Pucovski promptly delivered on his own humble mutterings against the Redbacks on day two of the Shield season, adding another first-class hundred to the three he'd collected over the past two summers. On a flat wicket against an understrength South Australian attack, the inevitability of the 21-year-old's century was nonetheless striking. It also came only 48 hours after national selector Trevor Hohns, who watched every ball of Pucovski's knock at the Junction Oval, had indicated there were "two or three spots up for grabs" in Australia's Test batting order.
Ricky Ponting has already suggested Pucovski would be a shrewd inclusion for the Brisbane Test against Pakistan, while it is worth noting that the records of those two (and that of Steve Smith) after 15 first-class matches is remarkably comparable.
After 15 first-class matches
Will Pucovski | Runs: 1046 | Ave: 46.17 | 100s: 4 | 50s: 3 | HS: 243
Ricky Ponting | Runs: 1095 | Ave: 45.63 | 100s: 4 | 50s: 6 | HS: 125
Steve Smith | Runs: 1112 | Ave: 50.54 | 100s: 4 | 50s: 3 | HS: 177
Pucovski thinks he is better placed now than he was nine months ago, when he flirted with a debut after being called up to the squad to take on Sri Lanka.
"It was an experience I'm very glad I had, but in hindsight I'm kind of happy I didn't play then because I don't know if I was fully ready," he says. "I've had another few months of development and getting to know where I'm at, that's changed a bit, which is good.
"I got heaps out of (the Australia A tour). It was great to be around both the white- and red-ball stuff for the Aus A side and then into (the intra-squad match in) Southampton.

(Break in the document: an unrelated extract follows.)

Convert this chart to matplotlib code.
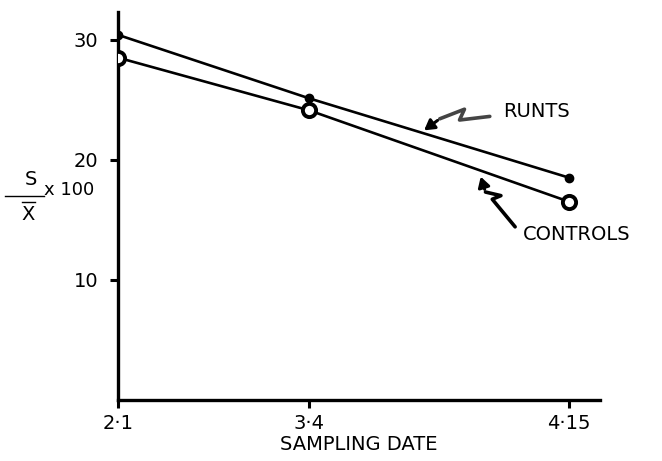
import matplotlib.pyplot as plt
from matplotlib.lines import Line2D

# sampling dates (days after Feb 1) and their labels
days = [0, 31, 73]
date_labels = ['2·1', '3·4', '4·15']

# coefficient of variation (S / mean x 100)
runts = [30.4, 25.1, 18.5]
controls = [28.5, 24.1, 16.5]

y_ticks = [10, 20, 30]

fig = plt.figure(figsize=(6.62, 4.61), dpi=100)
ax = fig.add_axes([0.178, 0.133, 0.728, 0.841])

ax.plot(days, runts, color='black', lw=1.9, marker='o', ms=6,
        mfc='black', mec='black', zorder=3)
ax.plot(days, controls, color='black', lw=1.9, marker='o', ms=9.5,
        mfc='white', mec='black', mew=2.8, zorder=3)

ax.set_xlim(0, 78)
ax.set_ylim(0, 32.3)
ax.set_xticks(days)
ax.set_xticklabels(date_labels, fontsize=14)
ax.set_yticks(y_ticks)
ax.set_yticklabels([str(t) for t in y_ticks], fontsize=14)
ax.tick_params(axis='both', length=6, width=2.2, color='black', pad=4)
ax.tick_params(axis='y', pad=8)

for side in ['top', 'right']:
    ax.spines[side].set_visible(False)
for side in ['left', 'bottom']:
    ax.spines[side].set_linewidth(2.4)
    ax.spines[side].set_clip_on(False)

ax.set_xlabel('SAMPLING DATE', fontsize=14, labelpad=2)

# y label: S over X-bar, times 100
fig.text(0.046, 0.610, 'S', fontsize=14, va='center', ha='center')
fig.add_artist(Line2D([0.008, 0.066], [0.575, 0.575], color='black', lw=1.0))
fig.text(0.043, 0.535, 'X', fontsize=14, va='center', ha='center')
fig.add_artist(Line2D([0.033, 0.053], [0.561, 0.561], color='black', lw=1.0))
fig.text(0.066, 0.587, 'x 100', fontsize=13, va='center', ha='left')

# hand-drawn zigzag arrows with the series names
runts_arrow_x = [60.2, 55.3, 56.1, 52.1, 49.9]
runts_arrow_y = [23.6, 23.3, 24.2, 23.4, 22.7]
ax.plot(runts_arrow_x[:-1], runts_arrow_y[:-1], color='#444444', lw=2.6,
        solid_capstyle='round', clip_on=False)
ax.annotate('', xy=(49.2, 22.3), xytext=(runts_arrow_x[-2], runts_arrow_y[-2]),
            arrowprops=dict(arrowstyle='-|>,head_length=0.6,head_width=0.35',
                            color='black', lw=2.2))
ax.text(62.4, 24.0, 'RUNTS', fontsize=14, va='center', ha='left')

ctrl_arrow_x = [64.3, 60.6, 62.0, 59.5, 59.0]
ctrl_arrow_y = [14.4, 16.7, 17.0, 17.3, 18.3]
ax.plot(ctrl_arrow_x[:-1], ctrl_arrow_y[:-1], color='black', lw=2.6,
        solid_capstyle='round', clip_on=False)
ax.annotate('', xy=(58.6, 18.8), xytext=(ctrl_arrow_x[-2], ctrl_arrow_y[-2]),
            arrowprops=dict(arrowstyle='-|>,head_length=0.6,head_width=0.35',
                            color='black', lw=2.2))
ax.text(65.5, 13.8, 'CONTROLS', fontsize=14, va='center', ha='left',
        clip_on=False)

fig.savefig('out.png', dpi=100)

That was great because all the Test boys that I haven't been around that much were all there.
"It was good to learn off them and see how they go about things and see what that dream or next level really looks like."
Pucovski wiggles his toes as he's waiting to receive the ball. It's a quirky tic in a technique that appears very much his own – his bat hangs in the air and his hips are squared towards mid-on, before a late shuffle puts him in motion as he reacts to the delivery.
He watched Smith go about his business from close quarters during that Australian intra-squad match in Southampton, and the upshot was interesting; instead of trying to manufacture a way to incorporate the technique of the world's best batsman into his own, Pucovski appreciated it for what it was and found another way to benefit from his new relationship.
"I played on the other team in that (intra-squad) game and I was watching him thinking, 'There's nothing I can take from your game that I can take to improve mine', because he's so unique with how he goes about things," he explains.
"But I had a few chats with him about how he goes about it mentally, and I found that really insightful and helpful. He's obviously quite eccentric with how he bats in a physical sense, but talking to him about the mental side and how he approaches it was very interesting and I got a lot out of that."
The mental side of the game – and of life – is something he has wrestled with regularly throughout his burgeoning career already, though now he feels better equipped to deal with the pressures that will inevitably arise should his current trajectory continue.
"I was pretty drained and it was probably best in terms of my preparation for the Shield season to get home and get things in order," he says of his Test series exit last summer. "It was nothing too out of the ordinary, I wouldn't think.
"I'm going well. I've got a lot of structures in place, which is really good. I can count on them when the time comes. It's an ongoing thing that I'm trying to improve as much as I can, as often as I can."
He is also self-aware enough to know that there is excitement and hype in the cricket world with regards to his future. Handling that with an even temperament remains a work in progress. Some days, he says, "Instagram and Twitter are my best friends, and other days I just hate them".
"I'm really looking forward to the summer ahead, which is good and probably a different view from 12 months ago. When you compare the two, you go, 'I'm in a pretty good place compared to where I was 12 months ago', which means I'm doing everything right in that field."
And so far, on the cricket field as well.